E’ deceduto Fabiano Tiziano Fagliari Zeni Buchicchio, ispettore onorario per i beni culturali della provincia di Viterbo

E’ deceduto all’Ospedale viterbese di Belcolle, dove era ricoverato da circa una settimana, Fabiano Tiziano Fagliari Zeni Buchicchio, nato a Brentonico 76 anni fa e residente a Bolsena. Era ispettore onorario per i Beni Culturali della provincia di Viterbo. Ricercatore di grande livello, si è occupato per diversi anni del recupero di documenti storici e ha pubblicato testi di approfondimento culturale. Tra le sue pubblicazioni “Il Vignola nella Tuscia”, “Documenti su villa Lante a Bagnaia e sulle altre opere per la Madonna della Quercia, le cattedrali di San Lorenzo e di San Giacomo a Tuscania”, “Palazzo Farnese a Caprarola”.

 

Il cordoglio di Luciano Dottarelli per la scomparsa di Fabiano Fagliari Zeni Buchicchio

Con la scomparsa di Fabiano Fagliari Zeni Buchicchio la Tuscia perde uno studioso rigoroso e infaticabile, la cui conoscenza del patrimonio storico-culturale, dettagliata e scrupolosa, si fondava su un’eccezionale padronanza delle fonti d’archivio.

Gli archivi erano il suo “luogo naturale”, in essi aveva imparato a muoversi con la stessa destrezza e capacità di orientamento con cui da ragazzino del secondo dopoguerra girava per le campagne di Bolsena acquisendo quella confidenza con i luoghi che gli avrebbe poi permesso, da giovane studioso, di svolgere ricerche archeologiche accompagnate sempre da rilievi topografici accurati, che restano punto di riferimento fondamentale per chiunque voglia studiare l’evoluzione storica del territorio volsiniese. Si pensi alle Note di topografia antica sulla Volsinii romana, pubblicate nel 1970 sulla prestigiosa Römische Mitteilungen del Deutsches Archäologisches Institut.

Il suo campo di ricerca privilegiato era poi divenuto soprattutto la storia dell’architettura. I suoi lavori, che hanno interessato i più importanti palazzi storici (non solo della Tuscia) e che sono stati pubblicati sulle principali riviste viterbesi ma anche nazionali e internazionali, si avvalevano sempre di una pregevole abilità nel disegno e di una perizia ineguagliabile nel lavoro d’archivio. Questa sua competenza archivistica era a disposizione di chiunque volesse approfondire il patrimonio storico-culturale della Tuscia; ma soprattutto era al servizio delle istituzioni incaricate di tutelarne il carattere di bene rigorosamente pubblico. Ispettore onorario del Ministero per i Beni e le Attività Culturali e il Turismo, Fabiano aveva contribuito più di una volta, proprio con le sue ricerche d’archivio, al recupero di manoscritti o documenti trafugati da privati o, peggio, da amministratori pubblici, infedeli ai compiti che l’ordinamento assegnava loro.

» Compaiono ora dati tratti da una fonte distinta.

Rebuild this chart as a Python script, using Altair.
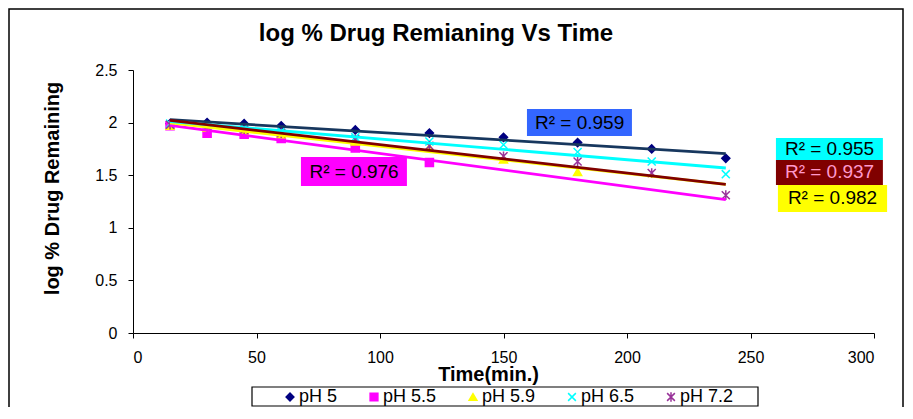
import altair as alt
import pandas as pd

# ---------------- data ----------------
series_names = ["pH 5", "pH 5.5", "pH 5.9", "pH 6.5", "pH 7.2"]

time_ph5 = [15, 30, 45, 60, 90, 120, 150, 180, 210, 240]
ph5 = [1.99, 2.00, 1.99, 1.97, 1.93, 1.90, 1.86, 1.81, 1.75, 1.66]

time_ph55 = [15, 30, 45, 60, 90, 120]
ph55 = [1.97, 1.90, 1.89, 1.85, 1.76, 1.62]

time_ph59 = [15, 30, 45, 60, 90, 120, 150, 180]
ph59 = [1.97, 1.95, 1.92, 1.89, 1.82, 1.76, 1.65, 1.53]

time_ph65 = [15, 30, 45, 60, 90, 120, 150, 180, 210, 240]
ph65 = [1.99, 1.97, 1.95, 1.92, 1.86, 1.82, 1.79, 1.72, 1.63, 1.51]

time_ph72 = [15, 30, 45, 60, 90, 120, 150, 180, 210, 240]
ph72 = [1.98, 1.96, 1.93, 1.90, 1.84, 1.78, 1.68, 1.63, 1.52, 1.31]

chart_title = "log % Drug Remianing Vs Time"

# R² annotations
r2_text = ["R² = 0.959", "R² = 0.976", "R² = 0.955", "R² = 0.937", "R² = 0.982"]
r2_x = [180.8, 89.5, 282.0, 282.0, 283.2]
r2_y = [2.00, 1.535, 1.749, 1.526, 1.279]
r2_box_x1 = [159.5, 68.0, 260.3, 260.3, 261.1]
r2_box_x2 = [202.0, 110.9, 303.6, 303.6, 305.3]
r2_box_y1 = [2.129, 1.673, 1.854, 1.644, 1.407]
r2_box_y2 = [1.873, 1.397, 1.644, 1.407, 1.150]
r2_box_fill = ["#3366FF", "#FF00FF", "#00FFFF", "#800000", "#FFFF00"]
r2_text_color = ["#000000", "#000000", "#000000", "#FF99CC", "#000000"]

# ---------------- styling ----------------
X_PATH = "M-1,-1L1,1M-1,1L1,-1"
STAR_PATH = "M-1,-1L1,1M-1,1L1,-1M0,-1.2L0,1.2"
marker_shapes = ["diamond", "square", "triangle-up", X_PATH, STAR_PATH]
marker_fill = ["#000080", "#FF00FF", "#FFFF00", "transparent", "transparent"]
marker_stroke = ["#000080", "#FF00FF", "#FFFF00", "#00FFFF", "#993399"]
trend_colors = ["#17375E", "#FF00FF", "#FFFF00", "#00FFFF", "#800000"]

FONT = "Liberation Sans"

rows = []
for name, ts, ys in [
    ("pH 5", time_ph5, ph5),
    ("pH 5.5", time_ph55, ph55),
    ("pH 5.9", time_ph59, ph59),
    ("pH 6.5", time_ph65, ph65),
    ("pH 7.2", time_ph72, ph72),
]:
    for t, y in zip(ts, ys):
        rows.append({"series": name, "time": t, "value": y})
df = pd.DataFrame(rows)

x_scale = alt.Scale(domain=[0, 300], nice=False)
y_scale = alt.Scale(domain=[0, 2.5], nice=False)

x_axis = alt.Axis(
    values=[0, 50, 100, 150, 200, 250, 300],
    title="Time(min.)",
    grid=False,
    tickSize=5,
    labelPadding=11,
    labelFontSize=16,
    labelFont=FONT,
    labelColor="black",
    domainColor="black",
    tickColor="black",
    titleFont=FONT,
    titleFontSize=20,
    titleFontWeight="bold",
    titleColor="black",
    titleX=355,
    titleY=47,
    titleAlign="center",
    titleBaseline="alphabetic",
)
y_axis = alt.Axis(
    values=[0, 0.5, 1, 1.5, 2, 2.5],
    format="~g",
    title="log % Drug Remaining",
    grid=False,
    tickSize=5,
    labelPadding=11,
    labelFontSize=16,
    labelFont=FONT,
    labelColor="black",
    domainColor="black",
    tickColor="black",
    titleFont=FONT,
    titleFontSize=20,
    titleFontWeight="bold",
    titleColor="black",
    titleAngle=270,
    titleX=-81,
    titleY=118,
    titleAlign="center",
    titleBaseline="middle",
)

base = alt.Chart(df)

trend = (
    base.transform_regression("time", "value", groupby=["series"], extent=[15, 240])
    .mark_line(strokeWidth=2.8)
    .encode(
        x=alt.X("time:Q", scale=x_scale, axis=x_axis),
        y=alt.Y("value:Q", scale=y_scale, axis=y_axis),
        color=alt.Color("series:N", scale=alt.Scale(domain=series_names, range=trend_colors), legend=None),
        detail="series:N",
    )
)

legend = alt.Legend(
    title=None,
    orient="none",
    legendX=148,
    legendY=318,
    direction="horizontal",
    padding=0,
    labelFont=FONT,
    labelFontSize=18,
    labelColor="black",
    symbolSize=60,
    symbolStrokeWidth=1.5,
    columnPadding=27,
    labelOffset=0,
)

points = base.mark_point(size=65, strokeWidth=1.5, opacity=1).encode(
    x=alt.X("time:Q", scale=x_scale, axis=x_axis),
    y=alt.Y("value:Q", scale=y_scale, axis=y_axis),
    shape=alt.Shape("series:N", scale=alt.Scale(domain=series_names, range=marker_shapes), legend=legend),
    fill=alt.Fill("series:N", scale=alt.Scale(domain=series_names, range=marker_fill), legend=legend),
    stroke=alt.Stroke("series:N", scale=alt.Scale(domain=series_names, range=marker_stroke), legend=legend),
)

label_layers = []
for i in range(len(r2_text)):
    d = pd.DataFrame([{
        "x1": r2_box_x1[i], "x2": r2_box_x2[i],
        "y1": r2_box_y1[i], "y2": r2_box_y2[i],
        "tx": r2_x[i], "ty": r2_y[i], "label": r2_text[i],
    }])
    box = alt.Chart(d).mark_rect(fill=r2_box_fill[i]).encode(
        x=alt.X("x1:Q", scale=x_scale), x2="x2:Q",
        y=alt.Y("y1:Q", scale=y_scale), y2="y2:Q",
    )
    txt = alt.Chart(d).mark_text(
        font=FONT, fontSize=19, color=r2_text_color[i], align="center", baseline="middle"
    ).encode(
        x=alt.X("tx:Q", scale=x_scale), y=alt.Y("ty:Q", scale=y_scale), text="label:N"
    )
    label_layers += [box, txt]

one = pd.DataFrame([{"title": chart_title}])

# outer chart-area frame and legend box (decorations)
frame = alt.Chart(one).mark_rect(
    fill="transparent", stroke="black", strokeWidth=1.5
).encode(
    x=alt.value(-124), x2=alt.value(770), y=alt.value(-61), y2=alt.value(400)
)
legend_box = alt.Chart(one).mark_rect(
    fill="transparent", stroke="black", strokeWidth=1.2
).encode(
    x=alt.value(119), x2=alt.value(625), y=alt.value(317), y2=alt.value(336)
)
title_mark = alt.Chart(one).mark_text(
    font=FONT, fontSize=24, fontWeight="bold", color="black", align="center", baseline="middle"
).encode(
    x=alt.value(303), y=alt.value(-36), text="title:N"
)

chart = (
    alt.layer(frame, legend_box, title_mark, points, trend, *label_layers)
    .resolve_scale(color="independent", fill="independent", stroke="independent", shape="independent")
    .properties(
        width=741,
        height=263,
        autosize=alt.AutoSizeParams(type="none"),
        padding={"left": 125, "top": 62, "right": 31, "bottom": 74},
        background="white",
    )
    .configure_view(strokeWidth=0)
)

chart.save("out.html", embed_options={"renderer": "svg", "actions": False})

Da sindaco socialista di Bolsena nel periodo 1972-75, Fabiano Fagliari Zeni Buchicchio aveva avviato il recupero del patrimonio archivistico comunale e aveva saputo difendere con fermezza il territorio da progetti speculativi che ne avrebbero compromesso l’integrità e la qualità. Molti di noi impararono a coniugare la passione per la cultura con la partecipazione alla vita civile e politica proprio in quegli anni, impegnandoci sotto la sua guida in iniziative come il recupero della Rocca Monaldeschi della Cervara o la realizzazione della Biblioteca in via Cavour.

L’ultima volta che ho potuto ascoltare Fabiano in un suo intervento pubblico è stata nell’ottobre del 2018 a Farnese, in occasione della commemorazione del nostro comune amico Antonio di Carli. Era accompagnato dalla moglie Giovanna, a cui era legato da un amore sempre reciprocamente premuroso e avrebbe dovuto parlare delle fonti d’archivio su Farnese, nell’ambito di una più ampia ricostruzione della complessa figura di Antonio, un uomo fortemente impegnato nel riscatto e nella valorizzazione sociale, culturale e ambientale del territorio farnesano.

Lo fece con il consueto stile chiaro, scrupoloso e documentato. Ma quello che ancora oggi mi commuove, in una persona riservata come lo conoscevo, fu la parentesi di confessione intima a cui si abbandonò: il racconto della propria infanzia bolsenese, difficile ma felice, le dolorose vicende della famiglia d’origine, la possibilità che proprio dalla ricerca d’archivio gli era venuta di riconnettere i fili della propria vita.

Una vita alla quale – soprattutto oggi che viene a mancarci – dobbiamo guardare come esempio di dignità personale, fedeltà ai propri princìpi, passione per la ricerca e cura per il bene comune.